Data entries
++++++

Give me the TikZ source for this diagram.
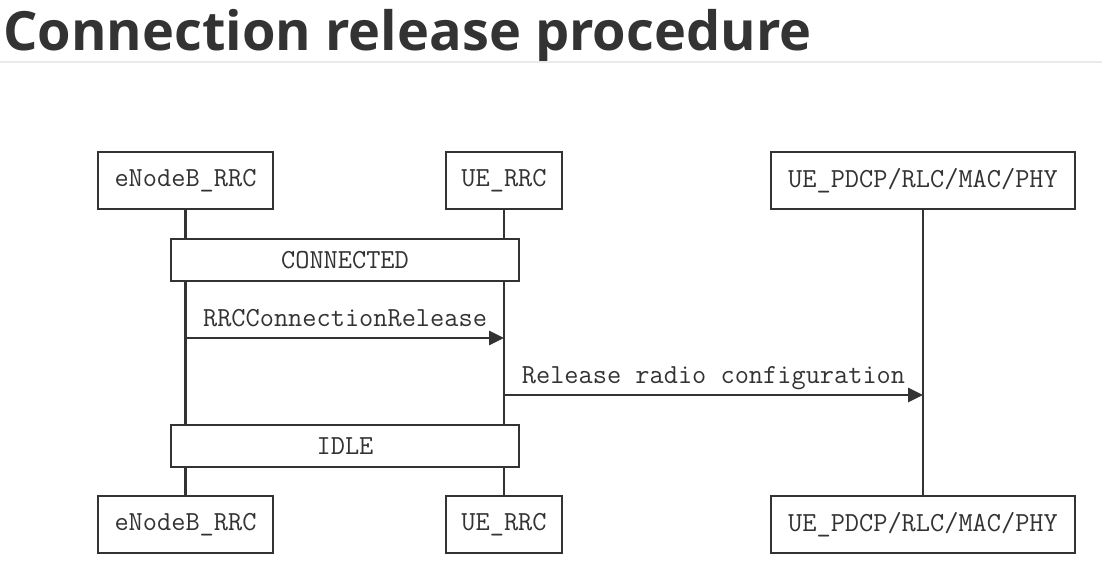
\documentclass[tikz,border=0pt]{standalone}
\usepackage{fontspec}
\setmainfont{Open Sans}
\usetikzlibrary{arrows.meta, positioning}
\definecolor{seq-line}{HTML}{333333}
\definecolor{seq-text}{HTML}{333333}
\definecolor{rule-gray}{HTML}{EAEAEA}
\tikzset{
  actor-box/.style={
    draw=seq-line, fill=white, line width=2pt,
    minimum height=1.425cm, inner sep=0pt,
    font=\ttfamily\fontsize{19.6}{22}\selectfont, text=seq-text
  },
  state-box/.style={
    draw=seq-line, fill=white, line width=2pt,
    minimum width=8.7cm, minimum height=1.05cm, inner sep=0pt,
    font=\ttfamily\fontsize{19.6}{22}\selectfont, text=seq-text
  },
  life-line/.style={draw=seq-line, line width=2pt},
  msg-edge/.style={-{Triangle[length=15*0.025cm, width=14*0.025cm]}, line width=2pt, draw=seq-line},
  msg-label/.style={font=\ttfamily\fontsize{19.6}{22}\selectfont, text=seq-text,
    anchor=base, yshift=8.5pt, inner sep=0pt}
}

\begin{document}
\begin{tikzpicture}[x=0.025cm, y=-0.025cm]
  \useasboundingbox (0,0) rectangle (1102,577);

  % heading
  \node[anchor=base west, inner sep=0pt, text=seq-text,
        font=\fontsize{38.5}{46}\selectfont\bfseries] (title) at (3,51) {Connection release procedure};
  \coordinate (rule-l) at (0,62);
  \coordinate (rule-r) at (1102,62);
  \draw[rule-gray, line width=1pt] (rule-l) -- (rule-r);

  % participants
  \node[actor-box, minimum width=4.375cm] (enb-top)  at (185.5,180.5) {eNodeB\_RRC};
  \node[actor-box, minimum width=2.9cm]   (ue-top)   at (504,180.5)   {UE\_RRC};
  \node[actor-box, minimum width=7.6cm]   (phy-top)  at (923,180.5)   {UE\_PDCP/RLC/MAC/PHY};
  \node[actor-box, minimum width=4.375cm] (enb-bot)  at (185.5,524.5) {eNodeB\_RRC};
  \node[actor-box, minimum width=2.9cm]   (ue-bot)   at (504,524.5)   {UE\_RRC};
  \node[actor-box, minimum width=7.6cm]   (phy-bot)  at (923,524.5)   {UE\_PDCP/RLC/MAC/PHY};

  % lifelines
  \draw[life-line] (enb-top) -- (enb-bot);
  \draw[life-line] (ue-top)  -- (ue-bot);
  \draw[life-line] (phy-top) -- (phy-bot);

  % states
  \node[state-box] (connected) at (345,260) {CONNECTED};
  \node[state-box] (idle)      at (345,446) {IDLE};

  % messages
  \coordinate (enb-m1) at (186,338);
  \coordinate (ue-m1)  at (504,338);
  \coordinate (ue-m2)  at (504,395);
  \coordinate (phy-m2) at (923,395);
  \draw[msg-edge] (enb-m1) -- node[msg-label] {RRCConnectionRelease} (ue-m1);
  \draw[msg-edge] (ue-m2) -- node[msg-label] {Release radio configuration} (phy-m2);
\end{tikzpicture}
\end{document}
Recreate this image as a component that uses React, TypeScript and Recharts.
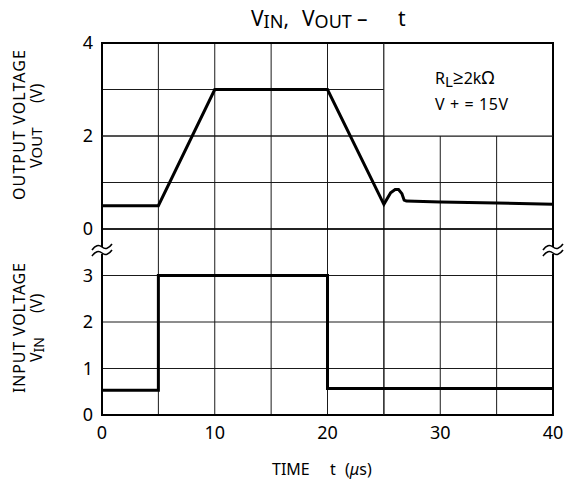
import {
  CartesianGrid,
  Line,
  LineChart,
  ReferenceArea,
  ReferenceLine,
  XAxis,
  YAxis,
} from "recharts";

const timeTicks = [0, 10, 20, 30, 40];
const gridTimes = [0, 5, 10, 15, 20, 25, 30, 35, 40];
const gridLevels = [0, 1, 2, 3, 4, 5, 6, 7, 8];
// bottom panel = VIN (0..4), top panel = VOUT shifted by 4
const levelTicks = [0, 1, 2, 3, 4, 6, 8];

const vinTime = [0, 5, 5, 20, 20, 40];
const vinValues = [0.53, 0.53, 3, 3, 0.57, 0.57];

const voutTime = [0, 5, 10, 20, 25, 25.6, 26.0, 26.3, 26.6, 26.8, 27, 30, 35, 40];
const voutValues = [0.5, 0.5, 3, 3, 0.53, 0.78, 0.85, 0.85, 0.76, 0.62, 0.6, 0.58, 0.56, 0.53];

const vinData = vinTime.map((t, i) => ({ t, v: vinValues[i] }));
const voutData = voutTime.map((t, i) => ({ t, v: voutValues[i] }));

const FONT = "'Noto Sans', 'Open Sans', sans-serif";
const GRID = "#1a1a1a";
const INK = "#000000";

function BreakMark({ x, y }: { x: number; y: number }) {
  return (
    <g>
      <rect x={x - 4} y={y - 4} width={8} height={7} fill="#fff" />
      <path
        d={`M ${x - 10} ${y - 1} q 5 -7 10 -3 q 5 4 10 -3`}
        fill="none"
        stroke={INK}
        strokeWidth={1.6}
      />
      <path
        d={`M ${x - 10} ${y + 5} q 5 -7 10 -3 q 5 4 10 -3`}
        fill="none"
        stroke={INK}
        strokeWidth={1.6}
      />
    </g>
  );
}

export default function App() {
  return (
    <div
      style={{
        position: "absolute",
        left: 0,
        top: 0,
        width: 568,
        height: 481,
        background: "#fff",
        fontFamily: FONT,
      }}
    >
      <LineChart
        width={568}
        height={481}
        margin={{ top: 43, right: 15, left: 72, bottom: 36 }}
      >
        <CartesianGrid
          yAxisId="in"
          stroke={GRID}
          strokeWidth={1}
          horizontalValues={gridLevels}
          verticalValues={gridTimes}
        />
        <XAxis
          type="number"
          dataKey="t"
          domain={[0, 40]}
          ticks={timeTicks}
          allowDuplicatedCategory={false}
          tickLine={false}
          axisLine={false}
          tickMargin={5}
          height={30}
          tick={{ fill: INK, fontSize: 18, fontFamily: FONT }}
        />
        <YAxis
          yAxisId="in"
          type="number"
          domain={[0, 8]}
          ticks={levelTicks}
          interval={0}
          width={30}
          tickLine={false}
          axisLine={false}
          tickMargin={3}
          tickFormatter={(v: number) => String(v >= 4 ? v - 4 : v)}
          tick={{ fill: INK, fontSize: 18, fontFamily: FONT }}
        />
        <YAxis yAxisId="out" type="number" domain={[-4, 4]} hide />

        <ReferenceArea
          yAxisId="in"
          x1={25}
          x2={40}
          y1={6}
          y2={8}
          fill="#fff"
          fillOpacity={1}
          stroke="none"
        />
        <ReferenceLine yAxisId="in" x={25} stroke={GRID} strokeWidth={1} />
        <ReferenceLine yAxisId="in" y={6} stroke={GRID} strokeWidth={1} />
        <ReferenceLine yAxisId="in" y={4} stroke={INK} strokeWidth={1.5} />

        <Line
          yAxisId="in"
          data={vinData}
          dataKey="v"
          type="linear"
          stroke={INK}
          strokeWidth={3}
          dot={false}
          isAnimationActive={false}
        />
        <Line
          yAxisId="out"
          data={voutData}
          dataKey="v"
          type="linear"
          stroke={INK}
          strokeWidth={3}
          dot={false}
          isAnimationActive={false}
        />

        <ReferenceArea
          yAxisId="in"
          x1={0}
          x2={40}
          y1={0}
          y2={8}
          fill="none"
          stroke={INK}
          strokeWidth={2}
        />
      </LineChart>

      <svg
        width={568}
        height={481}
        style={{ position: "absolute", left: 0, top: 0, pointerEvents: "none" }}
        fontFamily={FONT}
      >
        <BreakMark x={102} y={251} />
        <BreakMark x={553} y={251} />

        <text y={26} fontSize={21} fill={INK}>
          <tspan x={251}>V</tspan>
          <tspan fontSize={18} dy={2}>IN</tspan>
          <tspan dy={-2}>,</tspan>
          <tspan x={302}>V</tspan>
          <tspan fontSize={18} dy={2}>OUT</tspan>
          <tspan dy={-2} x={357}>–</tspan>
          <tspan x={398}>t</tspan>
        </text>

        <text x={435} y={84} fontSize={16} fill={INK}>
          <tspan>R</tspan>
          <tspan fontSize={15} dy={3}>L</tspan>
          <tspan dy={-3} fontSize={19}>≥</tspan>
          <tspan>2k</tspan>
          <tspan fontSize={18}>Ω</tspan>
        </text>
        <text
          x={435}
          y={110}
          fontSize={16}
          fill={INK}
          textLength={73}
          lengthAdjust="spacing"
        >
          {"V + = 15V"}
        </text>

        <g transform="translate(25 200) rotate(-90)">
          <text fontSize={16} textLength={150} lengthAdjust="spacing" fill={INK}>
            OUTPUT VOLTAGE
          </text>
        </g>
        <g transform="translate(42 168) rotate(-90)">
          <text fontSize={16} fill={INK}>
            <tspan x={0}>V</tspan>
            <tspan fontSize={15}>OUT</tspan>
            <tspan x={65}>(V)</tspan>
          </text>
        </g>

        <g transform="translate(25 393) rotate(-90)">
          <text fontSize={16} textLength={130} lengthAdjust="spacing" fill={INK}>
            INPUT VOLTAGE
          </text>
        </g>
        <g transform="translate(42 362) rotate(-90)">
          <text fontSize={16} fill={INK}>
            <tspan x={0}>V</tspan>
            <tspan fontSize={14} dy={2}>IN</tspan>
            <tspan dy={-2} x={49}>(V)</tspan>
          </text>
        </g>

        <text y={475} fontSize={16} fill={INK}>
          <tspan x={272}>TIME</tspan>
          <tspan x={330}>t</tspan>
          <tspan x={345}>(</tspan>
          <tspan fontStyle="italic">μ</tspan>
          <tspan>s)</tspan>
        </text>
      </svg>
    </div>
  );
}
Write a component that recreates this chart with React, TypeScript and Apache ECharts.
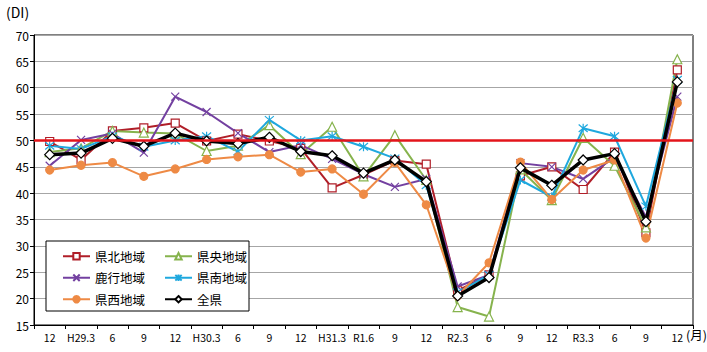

++++++

WHAT YOU HAVE TO DO
Omit all pictures, then copy the lines between the ones holding "Recreate this image" and "0.58, 0.56, 0.53];", inclusive.

COMPLETE OUTPUT
Recreate this image as a component that uses React, TypeScript and Recharts.
import {
  CartesianGrid,
  Line,
  LineChart,
  ReferenceArea,
  ReferenceLine,
  XAxis,
  YAxis,
} from "recharts";

const timeTicks = [0, 10, 20, 30, 40];
const gridTimes = [0, 5, 10, 15, 20, 25, 30, 35, 40];
const gridLevels = [0, 1, 2, 3, 4, 5, 6, 7, 8];
// bottom panel = VIN (0..4), top panel = VOUT shifted by 4
const levelTicks = [0, 1, 2, 3, 4, 6, 8];

const vinTime = [0, 5, 5, 20, 20, 40];
const vinValues = [0.53, 0.53, 3, 3, 0.57, 0.57];

const voutTime = [0, 5, 10, 20, 25, 25.6, 26.0, 26.3, 26.6, 26.8, 27, 30, 35, 40];
const voutValues = [0.5, 0.5, 3, 3, 0.53, 0.78, 0.85, 0.85, 0.76, 0.62, 0.6, 0.58, 0.56, 0.53];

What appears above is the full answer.